Shawn Burnett

Personal information
- Full name: Shawn Burnett
- Born: May 2, 2003 (age 23)
- Home town: McMasterville, Quebec, Canada

Sport
- Country: Canada
- Sport: Ice sled hockey
- Position: Defence
- Disability: Paraplegic

Medal record
Para ice hockey
Representing Canada
Paralympic Games
| Silver medal – second place | 2026 Milano Cortina | Team competition |
World Championships
| Gold medal – first place | 2024 Calgary | Team competition |
| Silver medal – second place | 2025 Buffalo | Team competition |

= Shawn Burnett =

Canadian ice sledge hockey player (born 2003)
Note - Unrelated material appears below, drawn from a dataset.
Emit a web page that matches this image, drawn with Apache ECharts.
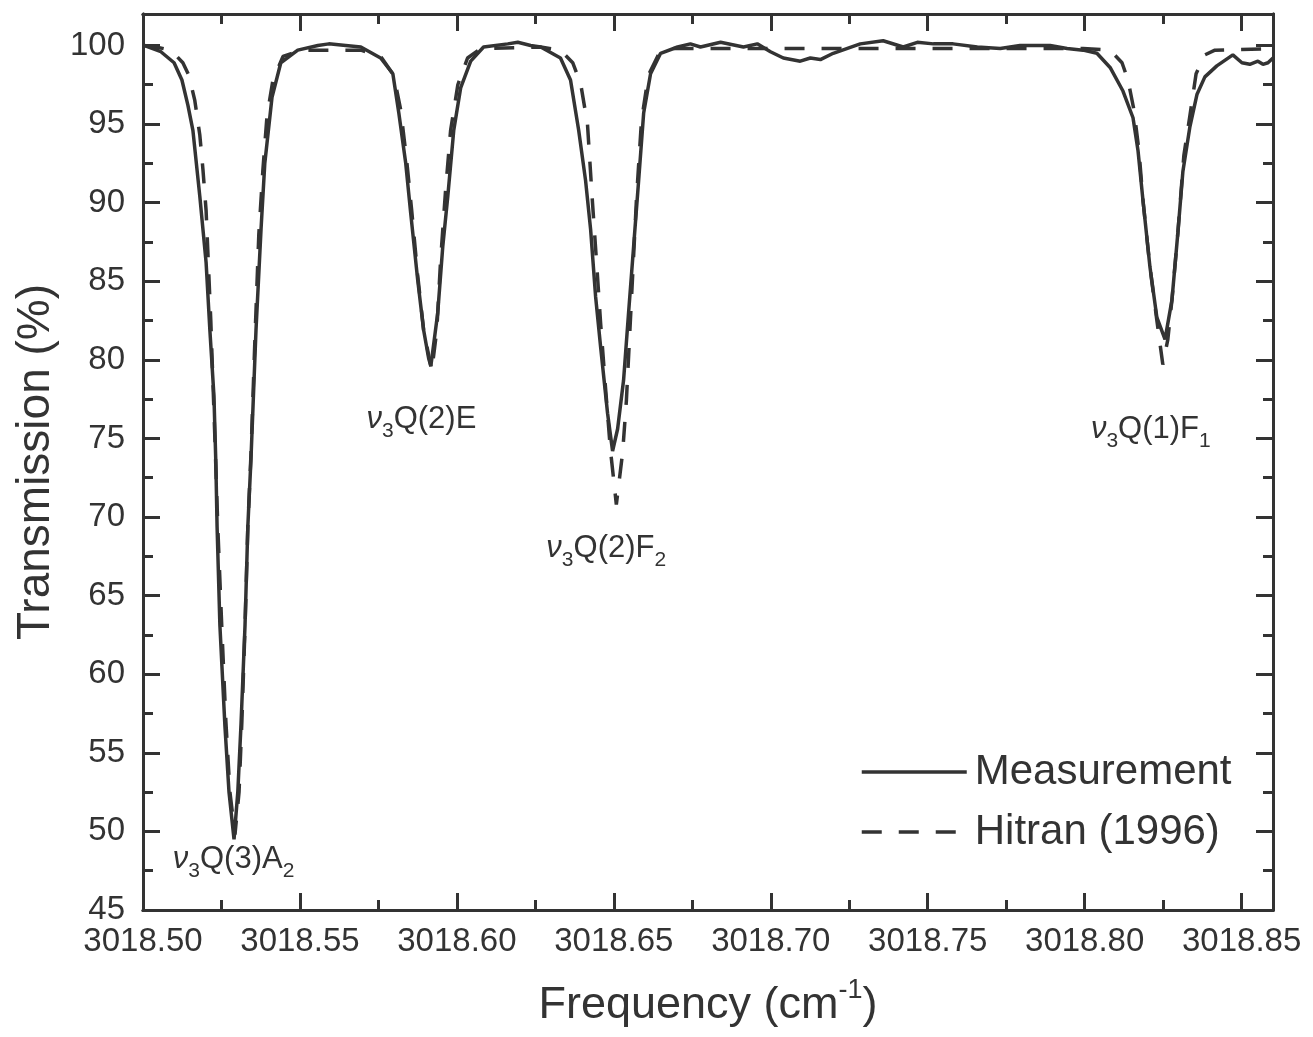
<!DOCTYPE html>
<html>
<head>
<meta charset="utf-8">
<script src="https://cdn.jsdelivr.net/npm/echarts@6/dist/echarts.min.js"></script>
<style>
  html, body { margin: 0; padding: 0; background: #fff; }
  #chart { width: 1313px; height: 1037px; }
</style>
</head>
<body>
<div id="chart"></div>
<script>
// measured spectrum (frequency in cm-1, transmission in %)
const measFreq = [3018.5003, 3018.5057, 3018.5099, 3018.5124, 3018.5143, 3018.5159, 3018.5181, 3018.5201, 3018.5213, 3018.5226, 3018.5232, 3018.5236,
  3018.5245, 3018.5261, 3018.5274, 3018.5290, 3018.5302, 3018.5312, 3018.5325, 3018.5334, 3018.5344, 3018.5360,
  3018.5376, 3018.5388, 3018.5411, 3018.5439, 3018.5493, 3018.5557, 3018.5592, 3018.5646,
  3018.5694, 3018.5757, 3018.5796, 3018.5815, 3018.5837, 3018.5853, 3018.5875, 3018.5894, 3018.5910, 3018.5917,
  3018.5939, 3018.5955, 3018.5971, 3018.5990, 3018.6012, 3018.6044, 3018.6085, 3018.6162, 3018.6194, 3018.6235,
  3018.6267, 3018.6330, 3018.6362, 3018.6388, 3018.6410, 3018.6426, 3018.6442, 3018.6458, 3018.6480, 3018.6496,
  3018.6512, 3018.6531, 3018.6547, 3018.6563, 3018.6579, 3018.6595, 3018.6617, 3018.6649, 3018.6703, 3018.6744,
  3018.6776, 3018.6840, 3018.6913, 3018.6957, 3018.6999, 3018.7040, 3018.7094, 3018.7126, 3018.7158, 3018.7199,
  3018.7285, 3018.7358, 3018.7422, 3018.7467, 3018.7518, 3018.7581, 3018.7658, 3018.7731, 3018.7794, 3018.7890,
  3018.7944, 3018.7995, 3018.8039, 3018.8081, 3018.8122, 3018.8154, 3018.8170, 3018.8186, 3018.8208, 3018.8230,
  3018.8256, 3018.8278, 3018.8297, 3018.8313, 3018.8335, 3018.8358, 3018.8383, 3018.8421, 3018.8472, 3018.8501,
  3018.8526, 3018.8552, 3018.8568, 3018.8584, 3018.8600];
const measTrans = [100.0, 99.6, 98.9, 97.8, 96.2, 94.6, 90.4, 86.2, 81.9, 77.7, 73.5, 69.4,
  63.1, 56.7, 52.5, 49.5, 52.5, 56.7, 63.1, 69.4, 73.7, 81.9,
  88.3, 92.5, 96.7, 98.9, 99.7, 100.0, 100.1, 100.0,
  99.9, 99.2, 98.2, 95.7, 92.5, 89.3, 85.1, 81.9, 80.1, 79.6,
  83.0, 87.2, 90.4, 94.6, 97.3, 99.0, 99.9, 100.1, 100.2, 100.0,
  99.9, 99.2, 97.8, 94.6, 91.4, 88.3, 84.0, 80.8, 76.6, 74.2,
  75.6, 78.7, 83.0, 87.2, 91.4, 95.7, 98.2, 99.5, 99.9, 100.1,
  99.9, 100.2, 99.9, 100.1, 99.6, 99.2, 99.0, 99.2, 99.1, 99.5,
  100.1, 100.3, 99.9, 100.2, 100.1, 100.1, 99.9, 99.8, 100.0, 100.0,
  99.8, 99.7, 99.5, 98.6, 97.1, 95.4, 93.3, 90.1, 85.9, 82.7,
  81.3, 83.8, 88.1, 92.0, 94.8, 96.9, 98.0, 98.7, 99.4, 98.9,
  98.8, 99.0, 98.8, 98.9, 99.2];

// Hitran (1996) simulation
const hitFreq = [3018.5003, 3018.5041, 3018.5089, 3018.5127, 3018.5146, 3018.5165, 3018.5181, 3018.5191, 3018.5201, 3018.5216,
  3018.5229, 3018.5239, 3018.5251, 3018.5264, 3018.5277, 3018.5293, 3018.5306, 3018.5315, 3018.5325, 3018.5334,
  3018.5344, 3018.5356, 3018.5369, 3018.5382, 3018.5395, 3018.5414, 3018.5446, 3018.5503, 3018.5694, 3018.5757,
  3018.5799, 3018.5821, 3018.5840, 3018.5856, 3018.5875, 3018.5894, 3018.5920, 3018.5936, 3018.5948, 3018.5964,
  3018.5980, 3018.6003, 3018.6034, 3018.6076, 3018.6267, 3018.6330, 3018.6369, 3018.6394, 3018.6416, 3018.6432,
  3018.6445, 3018.6458, 3018.6474, 3018.6489, 3018.6508, 3018.6528, 3018.6540, 3018.6556, 3018.6572, 3018.6588,
  3018.6610, 3018.6642, 3018.6680, 3018.7995, 3018.8081, 3018.8119, 3018.8138, 3018.8157, 3018.8173, 3018.8186,
  3018.8208, 3018.8230, 3018.8249, 3018.8265, 3018.8278, 3018.8297, 3018.8316, 3018.8335, 3018.8355, 3018.8383,
  3018.8415, 3018.8600];
const hitTrans = [100.0, 99.9, 99.7, 98.9, 98.1, 96.5, 94.3, 92.1, 89.5, 82.5,
  75.0, 69.0, 63.0, 57.0, 52.5, 49.8, 52.5, 57.0, 63.0, 69.4,
  74.0, 81.0, 88.0, 92.1, 95.5, 97.8, 99.3, 99.7, 99.7, 99.3,
  98.1, 95.9, 92.7, 89.5, 85.4, 81.9, 79.3, 81.9, 86.3, 90.8,
  94.6, 97.5, 99.2, 99.8, 99.9, 99.7, 98.9, 97.6, 95.0, 90.0,
  86.2, 82.3, 78.1, 74.3, 70.8, 74.1, 77.4, 83.8, 90.2, 95.2,
  98.1, 99.4, 99.8, 99.8, 99.7, 98.9, 97.8, 95.9, 93.3, 90.1,
  85.9, 82.5, 79.7, 81.3, 83.8, 88.1, 93.0, 95.5, 98.2, 99.4,
  99.7, 99.8];

// line assignments (left edge / vertical middle of each label)
const annoFreq = [3018.5095, 3018.5712, 3018.6285, 3018.8020];
const annoTrans = [48.2, 76.2, 68.0, 75.6];
const annoText = [
  '{nu|ν}{sub|3}{n|Q(3)A}{sub|2}',
  '{nu|ν}{sub|3}{n|Q(2)E}',
  '{nu|ν}{sub|3}{n|Q(2)F}{sub|2}',
  '{nu|ν}{sub|3}{n|Q(1)F}{sub|1}'
];

const ink = '#333333';
const font = '"Liberation Sans", Arial, sans-serif';

const xMin = 3018.5, xMax = 3018.86;
const yMin = 45, yMax = 102;

function zip(a, b) { return a.map((v, i) => [v, b[i]]); }

const chart = echarts.init(document.getElementById('chart'));

function xAx(pos, major, show) {
  return {
    type: 'value', position: pos, min: xMin, max: xMax,
    interval: major ? 0.05 : 0.025,
    axisLine: { show: true, onZero: false, lineStyle: { color: ink, width: 3 } },
    axisTick: { show: true, inside: true, length: major ? 17 : 10, lineStyle: { color: ink, width: 3 } },
    axisLabel: {
      show: show, margin: 15, color: ink, fontSize: 33, fontFamily: font,
      showMaxLabel: false,
      formatter: v => v.toFixed(2)
    },
    splitLine: { show: false }
  };
}
function yAx(pos, major, show) {
  return {
    type: 'value', position: pos, min: yMin, max: yMax,
    interval: major ? 5 : 2.5,
    axisLine: { show: true, onZero: false, lineStyle: { color: ink, width: 3 } },
    axisTick: { show: true, inside: true, length: major ? 17 : 10, lineStyle: { color: ink, width: 3 } },
    axisLabel: {
      show: show, margin: 18, color: ink, fontSize: 33, fontFamily: font,
      showMaxLabel: false,
      formatter: v => String(Math.round(v))
    },
    splitLine: { show: false }
  };
}

const xAxes = [xAx('bottom', true, true), xAx('bottom', false, false), xAx('top', true, false), xAx('top', false, false)];
xAxes[0].name = '{a|Frequency (cm}{sup|-1}{a|)}';
xAxes[0].nameLocation = 'middle';
xAxes[0].nameGap = 72;
xAxes[0].nameTextStyle = {
  rich: {
    a: { fontSize: 45, fontFamily: font, color: ink, lineHeight: 46, verticalAlign: 'bottom' },
    sup: { fontSize: 27, fontFamily: font, color: ink, lineHeight: 27, padding: [0, 0, 24, 0], verticalAlign: 'bottom' }
  }
};
const yAxes = [yAx('left', true, true), yAx('left', false, false), yAx('right', true, false), yAx('right', false, false)];
yAxes[0].name = 'Transmission (%)';
yAxes[0].nameLocation = 'middle';
yAxes[0].nameGap = 84;
yAxes[0].nameTextStyle = { fontSize: 46, fontFamily: font, color: ink };

chart.setOption({
  backgroundColor: '#ffffff',
  animation: false,
  grid: { left: 143, right: 40, top: 14, bottom: 127, outerBoundsMode: 'none' },
  xAxis: xAxes,
  yAxis: yAxes,
  legend: {
    orient: 'vertical',
    left: 855,
    top: 746,
    itemWidth: 105,
    itemHeight: 20,
    itemGap: 18,
    itemStyle: { color: 'rgba(0,0,0,0)', borderColor: 'rgba(0,0,0,0)', borderWidth: 0 },
    lineStyle: { width: 3.5 },
    textStyle: { fontSize: 42, fontFamily: font, color: ink, padding: [0, 0, 0, 3] },
    data: ['Measurement', 'Hitran (1996)']
  },
  series: [
    {
      name: 'Measurement',
      type: 'line',
      data: zip(measFreq, measTrans),
      symbol: 'none',
      lineStyle: { color: ink, width: 3.5 },
      itemStyle: { color: ink },
      markPoint: {
        symbol: 'circle',
        symbolSize: 0,
        itemStyle: { color: 'transparent' },
        label: {
          show: true,
          position: 'right',
          distance: 0,
          rich: {
            nu: { fontSize: 31, fontFamily: font, color: ink, fontStyle: 'italic', lineHeight: 31, verticalAlign: 'top' },
            n: { fontSize: 31, fontFamily: font, color: ink, lineHeight: 31, verticalAlign: 'top' },
            sub: { fontSize: 21, fontFamily: font, color: ink, lineHeight: 21, padding: [17, 0, 0, 0], verticalAlign: 'top' }
          }
        },
        data: annoFreq.map((f, i) => ({
          coord: [f, annoTrans[i]],
          label: { formatter: annoText[i] }
        }))
      }
    },
    {
      name: 'Hitran (1996)',
      type: 'line',
      data: zip(hitFreq, hitTrans),
      symbol: 'none',
      lineStyle: { color: ink, width: 3.5, type: [20, 17] },
      itemStyle: { color: ink }
    }
  ]
});
</script>
</body>
</html>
Shawn Burnett (born May 2, 2003) is a Canadian ice sled hockey player who was a member of the Canada national para ice hockey team that competed at the 2026 Winter Paralympics.

==Career==
Burnett made his World Para Ice Hockey Championships debut for Canada at the 2024 World Para Ice Hockey Championships, and won a gold medal, their first gold medal since 2017. He again competed at the 2025 World Para Ice Hockey Championships, and won a silver medal.

On January 20, 2026, he was selected to represent Canada at the 2026 Winter Paralympics. He won a silver medal, Canada's third consecutive silver medal in Para ice hockey at the Winter Paralympics.

==Personal life==
On June 6, 2021, Burnett was involved in a skydiving accident that fractured his back and caused a spinal cord injury leaving him paralyzed from the waist down.